### Objective
Each line below is to be written out in full, exactly as shown.

### Source excerpt
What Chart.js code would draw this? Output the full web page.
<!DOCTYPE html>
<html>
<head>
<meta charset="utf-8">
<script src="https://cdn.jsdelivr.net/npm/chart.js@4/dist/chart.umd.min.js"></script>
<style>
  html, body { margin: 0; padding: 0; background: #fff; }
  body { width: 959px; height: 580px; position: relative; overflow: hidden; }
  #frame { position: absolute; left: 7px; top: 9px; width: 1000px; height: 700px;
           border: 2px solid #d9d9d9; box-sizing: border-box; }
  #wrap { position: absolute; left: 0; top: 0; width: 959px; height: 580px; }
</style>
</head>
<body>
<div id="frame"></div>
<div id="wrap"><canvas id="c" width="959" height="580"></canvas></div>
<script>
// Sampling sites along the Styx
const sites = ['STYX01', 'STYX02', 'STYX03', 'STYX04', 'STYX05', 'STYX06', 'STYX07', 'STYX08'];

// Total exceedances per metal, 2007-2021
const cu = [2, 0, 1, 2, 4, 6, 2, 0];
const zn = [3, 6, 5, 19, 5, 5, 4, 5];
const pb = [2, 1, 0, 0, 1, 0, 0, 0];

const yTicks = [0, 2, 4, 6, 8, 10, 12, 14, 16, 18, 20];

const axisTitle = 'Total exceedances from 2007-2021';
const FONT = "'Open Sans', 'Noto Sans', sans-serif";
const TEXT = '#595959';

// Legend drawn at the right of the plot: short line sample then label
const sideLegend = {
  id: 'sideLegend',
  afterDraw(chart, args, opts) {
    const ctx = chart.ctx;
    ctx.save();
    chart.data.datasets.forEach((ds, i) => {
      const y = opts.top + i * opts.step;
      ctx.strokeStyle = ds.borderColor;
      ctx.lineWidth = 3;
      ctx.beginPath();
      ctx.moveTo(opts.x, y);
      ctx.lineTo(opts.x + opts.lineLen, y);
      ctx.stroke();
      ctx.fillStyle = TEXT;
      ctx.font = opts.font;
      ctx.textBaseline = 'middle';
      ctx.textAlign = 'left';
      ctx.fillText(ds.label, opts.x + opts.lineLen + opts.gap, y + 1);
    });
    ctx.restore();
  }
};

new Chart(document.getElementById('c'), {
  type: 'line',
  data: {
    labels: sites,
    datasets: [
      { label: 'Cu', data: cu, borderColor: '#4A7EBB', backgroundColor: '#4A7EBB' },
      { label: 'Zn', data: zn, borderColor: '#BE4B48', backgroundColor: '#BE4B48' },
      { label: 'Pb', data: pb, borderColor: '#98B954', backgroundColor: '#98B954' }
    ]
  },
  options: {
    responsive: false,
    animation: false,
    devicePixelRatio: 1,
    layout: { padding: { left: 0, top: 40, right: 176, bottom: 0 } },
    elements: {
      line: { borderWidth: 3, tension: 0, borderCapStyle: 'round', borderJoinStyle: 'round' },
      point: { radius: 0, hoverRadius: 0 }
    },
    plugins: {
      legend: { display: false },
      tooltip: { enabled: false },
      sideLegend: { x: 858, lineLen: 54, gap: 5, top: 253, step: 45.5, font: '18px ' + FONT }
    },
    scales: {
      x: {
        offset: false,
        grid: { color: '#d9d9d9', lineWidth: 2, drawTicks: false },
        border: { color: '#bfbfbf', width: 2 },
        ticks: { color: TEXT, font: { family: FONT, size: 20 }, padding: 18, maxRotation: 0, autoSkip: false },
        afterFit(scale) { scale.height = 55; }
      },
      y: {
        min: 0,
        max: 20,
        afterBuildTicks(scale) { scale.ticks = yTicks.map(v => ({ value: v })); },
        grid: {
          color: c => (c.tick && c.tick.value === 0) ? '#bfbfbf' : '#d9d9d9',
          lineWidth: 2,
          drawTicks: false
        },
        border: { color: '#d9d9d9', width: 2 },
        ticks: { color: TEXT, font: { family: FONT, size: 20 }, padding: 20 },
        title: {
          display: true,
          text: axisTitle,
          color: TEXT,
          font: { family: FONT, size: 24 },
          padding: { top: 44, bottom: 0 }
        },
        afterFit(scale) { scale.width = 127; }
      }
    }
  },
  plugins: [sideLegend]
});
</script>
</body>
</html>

### Answer to this exercise
What Chart.js code would draw this? Output the full web page.
<!DOCTYPE html>
<html>
<head>
<meta charset="utf-8">
<script src="https://cdn.jsdelivr.net/npm/chart.js@4/dist/chart.umd.min.js"></script>
<style>
  html, body { margin: 0; padding: 0; background: #fff; }
  body { width: 959px; height: 580px; position: relative; overflow: hidden; }
  #frame { position: absolute; left: 7px; top: 9px; width: 1000px; height: 700px;
           border: 2px solid #d9d9d9; box-sizing: border-box; }
  #wrap { position: absolute; left: 0; top: 0; width: 959px; height: 580px; }
</style>
</head>
<body>
<div id="frame"></div>
<div id="wrap"><canvas id="c" width="959" height="580"></canvas></div>
<script>
// Sampling sites along the Styx
const sites = ['STYX01', 'STYX02', 'STYX03', 'STYX04', 'STYX05', 'STYX06', 'STYX07', 'STYX08'];

// Total exceedances per metal, 2007-2021
const cu = [2, 0, 1, 2, 4, 6, 2, 0];
const zn = [3, 6, 5, 19, 5, 5, 4, 5];
const pb = [2, 1, 0, 0, 1, 0, 0, 0];

const yTicks = [0, 2, 4, 6, 8, 10, 12, 14, 16, 18, 20];

const axisTitle = 'Total exceedances from 2007-2021';
const FONT = "'Open Sans', 'Noto Sans', sans-serif";
const TEXT = '#595959';

// Legend drawn at the right of the plot: short line sample then label
const sideLegend = {
  id: 'sideLegend',
  afterDraw(chart, args, opts) {
    const ctx = chart.ctx;
    ctx.save();
    chart.data.datasets.forEach((ds, i) => {
      const y = opts.top + i * opts.step;
      ctx.strokeStyle = ds.borderColor;
      ctx.lineWidth = 3;
      ctx.beginPath();
      ctx.moveTo(opts.x, y);
      ctx.lineTo(opts.x + opts.lineLen, y);
      ctx.stroke();
      ctx.fillStyle = TEXT;
      ctx.font = opts.font;
      ctx.textBaseline = 'middle';
      ctx.textAlign = 'left';
      ctx.fillText(ds.label, opts.x + opts.lineLen + opts.gap, y + 1);
    });
    ctx.restore();
  }
};

new Chart(document.getElementById('c'), {
  type: 'line',
  data: {
    labels: sites,
    datasets: [
      { label: 'Cu', data: cu, borderColor: '#4A7EBB', backgroundColor: '#4A7EBB' },
      { label: 'Zn', data: zn, borderColor: '#BE4B48', backgroundColor: '#BE4B48' },
      { label: 'Pb', data: pb, borderColor: '#98B954', backgroundColor: '#98B954' }
    ]
  },
  options: {
    responsive: false,
    animation: false,
    devicePixelRatio: 1,
    layout: { padding: { left: 0, top: 40, right: 176, bottom: 0 } },
    elements: {
      line: { borderWidth: 3, tension: 0, borderCapStyle: 'round', borderJoinStyle: 'round' },
      point: { radius: 0, hoverRadius: 0 }
    },
    plugins: {
      legend: { display: false },
      tooltip: { enabled: false },
      sideLegend: { x: 858, lineLen: 54, gap: 5, top: 253, step: 45.5, font: '18px ' + FONT }
    },
    scales: {
      x: {
        offset: false,
        grid: { color: '#d9d9d9', lineWidth: 2, drawTicks: false },
        border: { color: '#bfbfbf', width: 2 },
        ticks: { color: TEXT, font: { family: FONT, size: 20 }, padding: 18, maxRotation: 0, autoSkip: false },
        afterFit(scale) { scale.height = 55; }
      },
      y: {
        min: 0,
        max: 20,
        afterBuildTicks(scale) { scale.ticks = yTicks.map(v => ({ value: v })); },
        grid: {
          color: c => (c.tick && c.tick.value === 0) ? '#bfbfbf' : '#d9d9d9',
          lineWidth: 2,
          drawTicks: false
        },
        border: { color: '#d9d9d9', width: 2 },
        ticks: { color: TEXT, font: { family: FONT, size: 20 }, padding: 20 },
        title: {
          display: true,
          text: axisTitle,
          color: TEXT,
          font: { family: FONT, size: 24 },
          padding: { top: 44, bottom: 0 }
        },
        afterFit(scale) { scale.width = 127; }
      }
    }
  },
  plugins: [sideLegend]
});
</script>
</body>
</html>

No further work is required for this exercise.